Inoltre, i paesi ad alto reddito rifiutano di prendersi la loro giusta parte di colpa per il collasso ecologico. Predicano una politica industriale verde ai paesi in via di sviluppo prima di mettere ordine in casa loro.
Uno studio recente ha rilevato che i paesi ad alto reddito sono stati responsabili del 74% dell’eccesso di utilizzo globale delle risorse tra il 1970 e il 2017, nonostante rappresentassero solo il 15% della popolazione mondiale. Al contrario, i paesi a reddito basso e medio-basso, che costituiscono circa il 50% della popolazione mondiale, hanno rappresentato solo l'1% dell'eccesso di utilizzo globale delle risorse in questo periodo.
Considerati questi sviluppi, il nostro sistema di commercio internazionale deve essere riformato in modo che sia giusto anziché “libero”. E i paesi in via di sviluppo dovrebbero anche avere più spazio politico ecologico nell’attuazione della politica industriale. L'onere di affrontare il collasso ecologico dovrebbe ricadere principalmente sui paesi ad alto reddito, poiché sono questi i paesi che ci hanno portato in questo pasticcio.
In molti sensi, le intuizioni di Alexander Hamilton sono ancora attuali. Hamilton ha sottolineato l'urgente necessità che i politici sviluppino le capacità produttive per raggiungere la crescita economica e lo sviluppo.
Questo è ciò che il governo degli Stati Uniti sta attualmente facendo nel tentativo di reindustrializzare la propria economia e soprattutto di diventare più competitivo con la Cina. Nel luglio 2022, il Senato degli Stati Uniti ha approvato uno storico disegno di legge di politica industriale da 280 miliardi di dollari (222 miliardi di sterline), il più grande disegno di legge di politica industriale della storia.

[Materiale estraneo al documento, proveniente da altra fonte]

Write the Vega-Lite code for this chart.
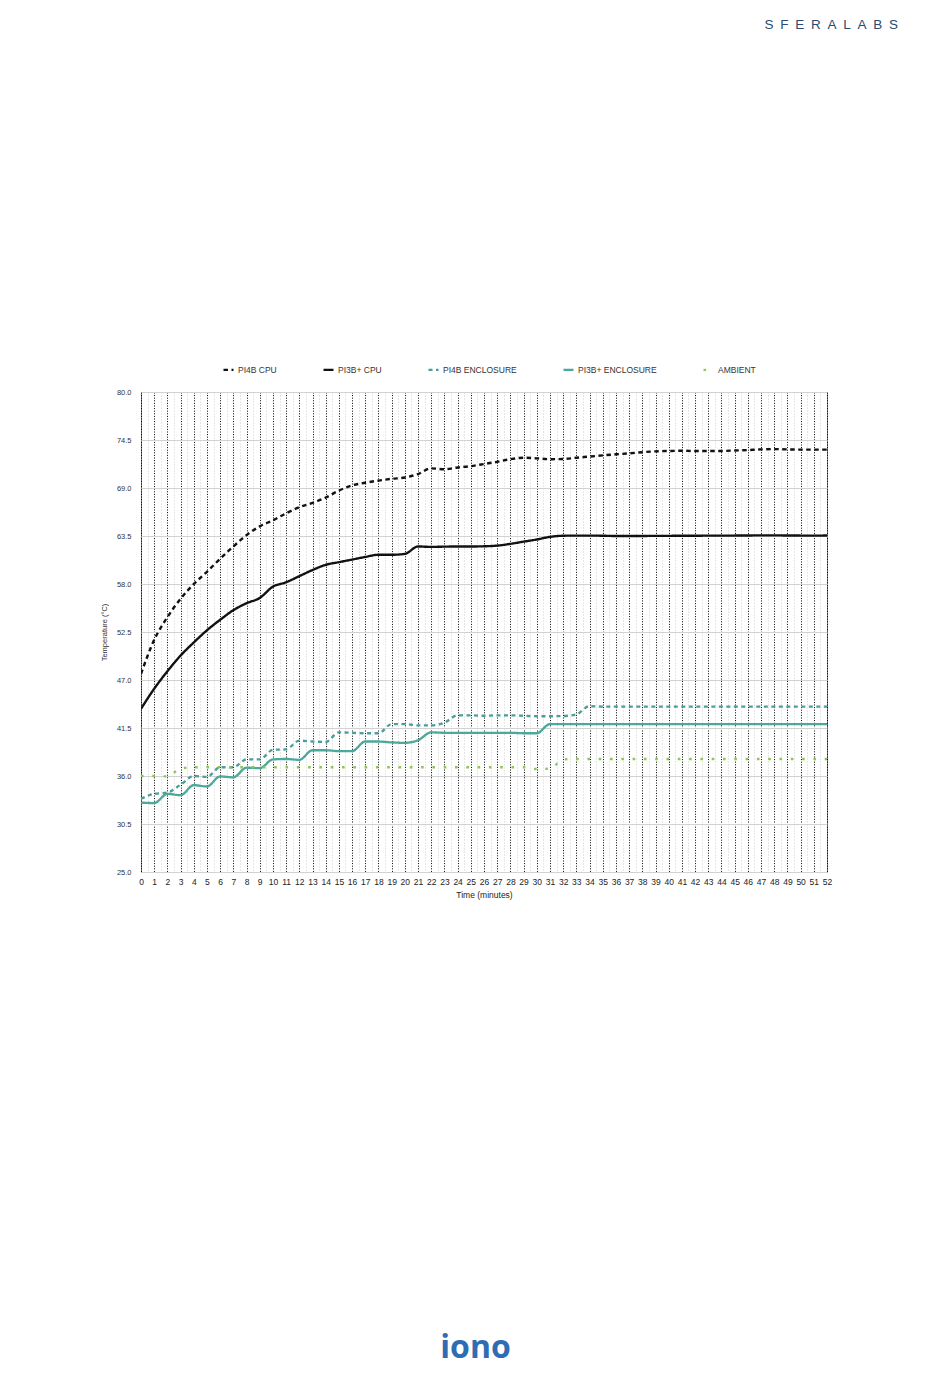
{
  "$schema": "https://vega.github.io/schema/vega-lite/v6.json",
  "autosize": {"type": "none"},
  "width": 686,
  "height": 480,
  "padding": {"left": 141, "top": 392, "right": 123, "bottom": 515},
  "background": "#ffffff",
  "title": {
    "text": "S\u2002F\u2002E\u2002R\u2002A\u2002L\u2002A\u2002B\u2002S",
    "anchor": "end",
    "frame": "group",
    "orient": "top",
    "offset": 332,
    "dx": 71,
    "fontSize": 13.5,
    "fontWeight": "normal",
    "font": "Liberation Sans",
    "color": "#2a4b6e"
  },
  "config": {
    "view": {"stroke": "#7a7a7a", "strokeWidth": 1},
    "font": "Liberation Sans"
  },
  "data": {
    "values": [
      {"t":0,"PI4B CPU":47.7,"PI3B+ CPU":43.7,"PI4B ENCLOSURE":33.4,"PI3B+ ENCLOSURE":32.95,"AMBIENT":36.0},
      {"t":1,"PI4B CPU":51.6,"PI3B+ CPU":46.0,"PI4B ENCLOSURE":33.95,"PI3B+ ENCLOSURE":32.9,"AMBIENT":36.0},
      {"t":2,"PI4B CPU":54.2,"PI3B+ CPU":48.0,"PI4B ENCLOSURE":34.1,"PI3B+ ENCLOSURE":33.95,"AMBIENT":35.95},
      {"t":3,"PI4B CPU":56.3,"PI3B+ CPU":49.8,"PI4B ENCLOSURE":35.0,"PI3B+ ENCLOSURE":33.8,"AMBIENT":36.85},
      {"t":4,"PI4B CPU":58.0,"PI3B+ CPU":51.3,"PI4B ENCLOSURE":36.0,"PI3B+ ENCLOSURE":34.95,"AMBIENT":37.0},
      {"t":5,"PI4B CPU":59.4,"PI3B+ CPU":52.7,"PI4B ENCLOSURE":35.9,"PI3B+ ENCLOSURE":34.8,"AMBIENT":37.0},
      {"t":6,"PI4B CPU":60.9,"PI3B+ CPU":53.9,"PI4B ENCLOSURE":37.0,"PI3B+ ENCLOSURE":35.95,"AMBIENT":37.0},
      {"t":7,"PI4B CPU":62.3,"PI3B+ CPU":55.0,"PI4B ENCLOSURE":37.0,"PI3B+ ENCLOSURE":35.85,"AMBIENT":37.0},
      {"t":8,"PI4B CPU":63.6,"PI3B+ CPU":55.8,"PI4B ENCLOSURE":37.9,"PI3B+ ENCLOSURE":36.95,"AMBIENT":37.0},
      {"t":9,"PI4B CPU":64.6,"PI3B+ CPU":56.4,"PI4B ENCLOSURE":37.9,"PI3B+ ENCLOSURE":36.9,"AMBIENT":37.0},
      {"t":10,"PI4B CPU":65.3,"PI3B+ CPU":57.7,"PI4B ENCLOSURE":39.0,"PI3B+ ENCLOSURE":37.9,"AMBIENT":37.0},
      {"t":11,"PI4B CPU":66.1,"PI3B+ CPU":58.2,"PI4B ENCLOSURE":39.05,"PI3B+ ENCLOSURE":37.95,"AMBIENT":37.0},
      {"t":12,"PI4B CPU":66.8,"PI3B+ CPU":58.9,"PI4B ENCLOSURE":40.05,"PI3B+ ENCLOSURE":37.85,"AMBIENT":37.0},
      {"t":13,"PI4B CPU":67.3,"PI3B+ CPU":59.6,"PI4B ENCLOSURE":39.95,"PI3B+ ENCLOSURE":38.95,"AMBIENT":37.0},
      {"t":14,"PI4B CPU":67.9,"PI3B+ CPU":60.2,"PI4B ENCLOSURE":39.9,"PI3B+ ENCLOSURE":38.95,"AMBIENT":37.0},
      {"t":15,"PI4B CPU":68.7,"PI3B+ CPU":60.5,"PI4B ENCLOSURE":41.0,"PI3B+ ENCLOSURE":38.85,"AMBIENT":37.0},
      {"t":16,"PI4B CPU":69.3,"PI3B+ CPU":60.8,"PI4B ENCLOSURE":40.95,"PI3B+ ENCLOSURE":38.85,"AMBIENT":37.0},
      {"t":17,"PI4B CPU":69.6,"PI3B+ CPU":61.1,"PI4B ENCLOSURE":40.9,"PI3B+ ENCLOSURE":39.95,"AMBIENT":37.0},
      {"t":18,"PI4B CPU":69.85,"PI3B+ CPU":61.35,"PI4B ENCLOSURE":40.9,"PI3B+ ENCLOSURE":39.95,"AMBIENT":37.0},
      {"t":19,"PI4B CPU":70.05,"PI3B+ CPU":61.35,"PI4B ENCLOSURE":41.95,"PI3B+ ENCLOSURE":39.85,"AMBIENT":37.0},
      {"t":20,"PI4B CPU":70.2,"PI3B+ CPU":61.45,"PI4B ENCLOSURE":41.95,"PI3B+ ENCLOSURE":39.8,"AMBIENT":37.0},
      {"t":21,"PI4B CPU":70.6,"PI3B+ CPU":62.3,"PI4B ENCLOSURE":41.8,"PI3B+ ENCLOSURE":40.1,"AMBIENT":37.0},
      {"t":22,"PI4B CPU":71.25,"PI3B+ CPU":62.25,"PI4B ENCLOSURE":41.8,"PI3B+ ENCLOSURE":41.0,"AMBIENT":37.0},
      {"t":23,"PI4B CPU":71.15,"PI3B+ CPU":62.28,"PI4B ENCLOSURE":42.1,"PI3B+ ENCLOSURE":40.95,"AMBIENT":37.0},
      {"t":24,"PI4B CPU":71.35,"PI3B+ CPU":62.3,"PI4B ENCLOSURE":42.95,"PI3B+ ENCLOSURE":40.95,"AMBIENT":37.0},
      {"t":25,"PI4B CPU":71.5,"PI3B+ CPU":62.3,"PI4B ENCLOSURE":42.95,"PI3B+ ENCLOSURE":40.95,"AMBIENT":37.0},
      {"t":26,"PI4B CPU":71.75,"PI3B+ CPU":62.32,"PI4B ENCLOSURE":42.9,"PI3B+ ENCLOSURE":40.95,"AMBIENT":37.0},
      {"t":27,"PI4B CPU":72.0,"PI3B+ CPU":62.4,"PI4B ENCLOSURE":42.95,"PI3B+ ENCLOSURE":40.95,"AMBIENT":37.0},
      {"t":28,"PI4B CPU":72.3,"PI3B+ CPU":62.6,"PI4B ENCLOSURE":42.95,"PI3B+ ENCLOSURE":40.95,"AMBIENT":37.0},
      {"t":29,"PI4B CPU":72.47,"PI3B+ CPU":62.85,"PI4B ENCLOSURE":42.9,"PI3B+ ENCLOSURE":40.9,"AMBIENT":37.0},
      {"t":30,"PI4B CPU":72.4,"PI3B+ CPU":63.1,"PI4B ENCLOSURE":42.85,"PI3B+ ENCLOSURE":40.9,"AMBIENT":36.8},
      {"t":31,"PI4B CPU":72.3,"PI3B+ CPU":63.4,"PI4B ENCLOSURE":42.85,"PI3B+ ENCLOSURE":41.95,"AMBIENT":36.85},
      {"t":32,"PI4B CPU":72.32,"PI3B+ CPU":63.53,"PI4B ENCLOSURE":42.87,"PI3B+ ENCLOSURE":41.95,"AMBIENT":37.9},
      {"t":33,"PI4B CPU":72.47,"PI3B+ CPU":63.55,"PI4B ENCLOSURE":43.06,"PI3B+ ENCLOSURE":41.95,"AMBIENT":37.95},
      {"t":34,"PI4B CPU":72.6,"PI3B+ CPU":63.55,"PI4B ENCLOSURE":44.0,"PI3B+ ENCLOSURE":41.95,"AMBIENT":37.95},
      {"t":35,"PI4B CPU":72.74,"PI3B+ CPU":63.53,"PI4B ENCLOSURE":43.95,"PI3B+ ENCLOSURE":41.95,"AMBIENT":37.95},
      {"t":36,"PI4B CPU":72.86,"PI3B+ CPU":63.5,"PI4B ENCLOSURE":43.95,"PI3B+ ENCLOSURE":41.95,"AMBIENT":37.95},
      {"t":37,"PI4B CPU":72.97,"PI3B+ CPU":63.5,"PI4B ENCLOSURE":43.95,"PI3B+ ENCLOSURE":41.95,"AMBIENT":37.95},
      {"t":38,"PI4B CPU":73.1,"PI3B+ CPU":63.5,"PI4B ENCLOSURE":43.95,"PI3B+ ENCLOSURE":41.95,"AMBIENT":37.95},
      {"t":39,"PI4B CPU":73.2,"PI3B+ CPU":63.52,"PI4B ENCLOSURE":43.95,"PI3B+ ENCLOSURE":41.95,"AMBIENT":37.95},
      {"t":40,"PI4B CPU":73.24,"PI3B+ CPU":63.52,"PI4B ENCLOSURE":43.95,"PI3B+ ENCLOSURE":41.95,"AMBIENT":37.95},
      {"t":41,"PI4B CPU":73.27,"PI3B+ CPU":63.53,"PI4B ENCLOSURE":43.95,"PI3B+ ENCLOSURE":41.95,"AMBIENT":37.95},
      {"t":42,"PI4B CPU":73.24,"PI3B+ CPU":63.53,"PI4B ENCLOSURE":43.95,"PI3B+ ENCLOSURE":41.95,"AMBIENT":37.95},
      {"t":43,"PI4B CPU":73.24,"PI3B+ CPU":63.54,"PI4B ENCLOSURE":43.95,"PI3B+ ENCLOSURE":41.95,"AMBIENT":37.95},
      {"t":44,"PI4B CPU":73.24,"PI3B+ CPU":63.54,"PI4B ENCLOSURE":43.95,"PI3B+ ENCLOSURE":41.95,"AMBIENT":37.95},
      {"t":45,"PI4B CPU":73.3,"PI3B+ CPU":63.55,"PI4B ENCLOSURE":43.95,"PI3B+ ENCLOSURE":41.95,"AMBIENT":37.95},
      {"t":46,"PI4B CPU":73.35,"PI3B+ CPU":63.56,"PI4B ENCLOSURE":43.95,"PI3B+ ENCLOSURE":41.95,"AMBIENT":37.95},
      {"t":47,"PI4B CPU":73.42,"PI3B+ CPU":63.57,"PI4B ENCLOSURE":43.95,"PI3B+ ENCLOSURE":41.95,"AMBIENT":37.95},
      {"t":48,"PI4B CPU":73.46,"PI3B+ CPU":63.57,"PI4B ENCLOSURE":43.95,"PI3B+ ENCLOSURE":41.95,"AMBIENT":37.95},
      {"t":49,"PI4B CPU":73.42,"PI3B+ CPU":63.56,"PI4B ENCLOSURE":43.95,"PI3B+ ENCLOSURE":41.95,"AMBIENT":37.95},
      {"t":50,"PI4B CPU":73.4,"PI3B+ CPU":63.55,"PI4B ENCLOSURE":43.95,"PI3B+ ENCLOSURE":41.95,"AMBIENT":37.95},
      {"t":51,"PI4B CPU":73.4,"PI3B+ CPU":63.54,"PI4B ENCLOSURE":43.95,"PI3B+ ENCLOSURE":41.95,"AMBIENT":37.95},
      {"t":52,"PI4B CPU":73.4,"PI3B+ CPU":63.56,"PI4B ENCLOSURE":43.95,"PI3B+ ENCLOSURE":41.95,"AMBIENT":37.95}
    ]
  },
  "resolve": {"scale": {"y": "independent"}},
  "layer": [
    {
      "transform": [
        {"fold": ["PI4B CPU", "PI3B+ CPU", "PI4B ENCLOSURE", "PI3B+ ENCLOSURE", "AMBIENT"], "as": ["series", "temp"]}
      ],
      "mark": {"type": "line", "interpolate": "monotone", "strokeCap": "butt", "clip": true},
      "encoding": {
        "x": {
          "field": "t", "type": "quantitative",
          "scale": {"domain": [0, 52], "nice": false, "zero": false},
          "axis": {
            "tickCount": 104,
            "labelExpr": "datum.value % 1 === 0 ? format(datum.value, 'd') : ''",
            "labelOverlap": false,
            "labelFlush": false,
            "labelBound": false,
            "labelFontSize": 8.5,
            "labelColor": "#222",
            "labelPadding": 5,
            "ticks": false,
            "tickSize": 0,
            "domain": false,
            "grid": true,
            "gridDash": {"condition": {"test": "datum.value % 1 === 0", "value": [1, 1.6]}, "value": [1, 2]},
            "gridWidth": 1,
            "gridColor": {"condition": {"test": "datum.value % 1 === 0", "value": "#000000"}, "value": "#cfcfcf"},
            "gridOpacity": 1,
            "title": "Time (minutes)",
            "titleFontSize": 8.5,
            "titleFontWeight": "normal",
            "titleColor": "#222",
            "titlePadding": 5
          }
        },
        "y": {
          "field": "temp", "type": "quantitative",
          "scale": {"domain": [25, 80], "nice": false, "zero": false},
          "axis": {
            "values": [25, 30.5, 36, 41.5, 47, 52.5, 58, 63.5, 69, 74.5, 80],
            "format": ".1f",
            "labelFontSize": 7.5,
            "labelColor": "#333333",
            "labelPadding": 10,
            "ticks": false,
            "tickSize": 0,
            "domain": false,
            "grid": true,
            "gridColor": "#d2d2d2",
            "gridWidth": 1,
            "title": "Temperature (°C)",
            "titleFontSize": 7.5,
            "titleFontWeight": "normal",
            "titleColor": "#333333",
            "titlePadding": 8
          }
        },
        "color": {
          "field": "series", "type": "nominal",
          "scale": {
            "domain": ["PI4B CPU", "PI3B+ CPU", "PI4B ENCLOSURE", "PI3B+ ENCLOSURE", "AMBIENT"],
            "range": ["#111111", "#111111", "#4b9e99", "#4aa99b", "#8cc653"]
          },
          "legend": {
            "orient": "none",
            "legendX": 81,
            "legendY": -29,
            "direction": "horizontal",
            "title": null,
            "symbolType": "stroke",
            "symbolSize": 100,
            "symbolStrokeWidth": 1.3,
            "labelFontSize": 8.5,
            "labelColor": "#333",
            "labelOffset": 3,
            "columnPadding": 41
          }
        },
        "strokeDash": {
          "field": "series", "type": "nominal",
          "scale": {
            "domain": ["PI4B CPU", "PI3B+ CPU", "PI4B ENCLOSURE", "PI3B+ ENCLOSURE", "AMBIENT"],
            "range": [[4.5, 3.5], [1, 0], [4, 3.5], [1, 0], [2.6, 8.7]]
          },
          "legend": {
            "orient": "none",
            "legendX": 81,
            "legendY": -29,
            "direction": "horizontal",
            "title": null
          }
        },
        "strokeWidth": {
          "field": "series", "type": "nominal",
          "scale": {
            "domain": ["PI4B CPU", "PI3B+ CPU", "PI4B ENCLOSURE", "PI3B+ ENCLOSURE", "AMBIENT"],
            "range": [2.4, 2.3, 2.0, 2.2, 3.0]
          },
          "legend": null
        }
      }
    },
    {
      "mark": {"type": "rule", "opacity": 0},
      "encoding": {
        "y": {
          "datum": 25, "type": "quantitative",
          "scale": {"domain": [25, 80], "nice": false, "zero": false},
          "axis": {
            "orient": "right",
            "labels": false,
            "ticks": false,
            "domain": false,
            "grid": false,
            "title": "iono",
            "titleAngle": 0,
            "titleX": -352,
            "titleY": 955,
            "titleAlign": "center",
            "titleBaseline": "middle",
            "titleFont": "Open Sans",
            "titleFontSize": 32,
            "titleFontWeight": "bold",
            "titleColor": "#2e6db4"
          }
        }
      }
    }
  ]
}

E gli Stati Uniti non sono l’unico paese che sta attivamente rinnovando la politica industriale. L’uso globale della politica industriale è ai massimi storici mentre il mondo è alle prese con tensioni geopolitiche e shock alle catene di approvvigionamento globali. Sebbene i megatrend stiano cambiando in qualche modo l'industrializzazione, non ne stanno modificando l'importanza.
Possiamo anche utilizzare le intuizioni di Hamilton per comprendere la natura della concorrenza nell'economia mondiale moderna. Oggi l'economia mondiale è molto diversa, ma dobbiamo capire, come capì Hamilton, che l'industrializzazione è un gioco competitivo che coinvolge potere, politica, giochi sporchi e persino guerre.
Se il campo di gioco è paritario, la concorrenza non è poi così male. Ma oggi il terreno di gioco globale non è certamente omogeneo per quanto riguarda la distribuzione delle capacità industriali e tecnologiche. Questo è uno dei principali ostacoli allo sviluppo economico del 21° secolo.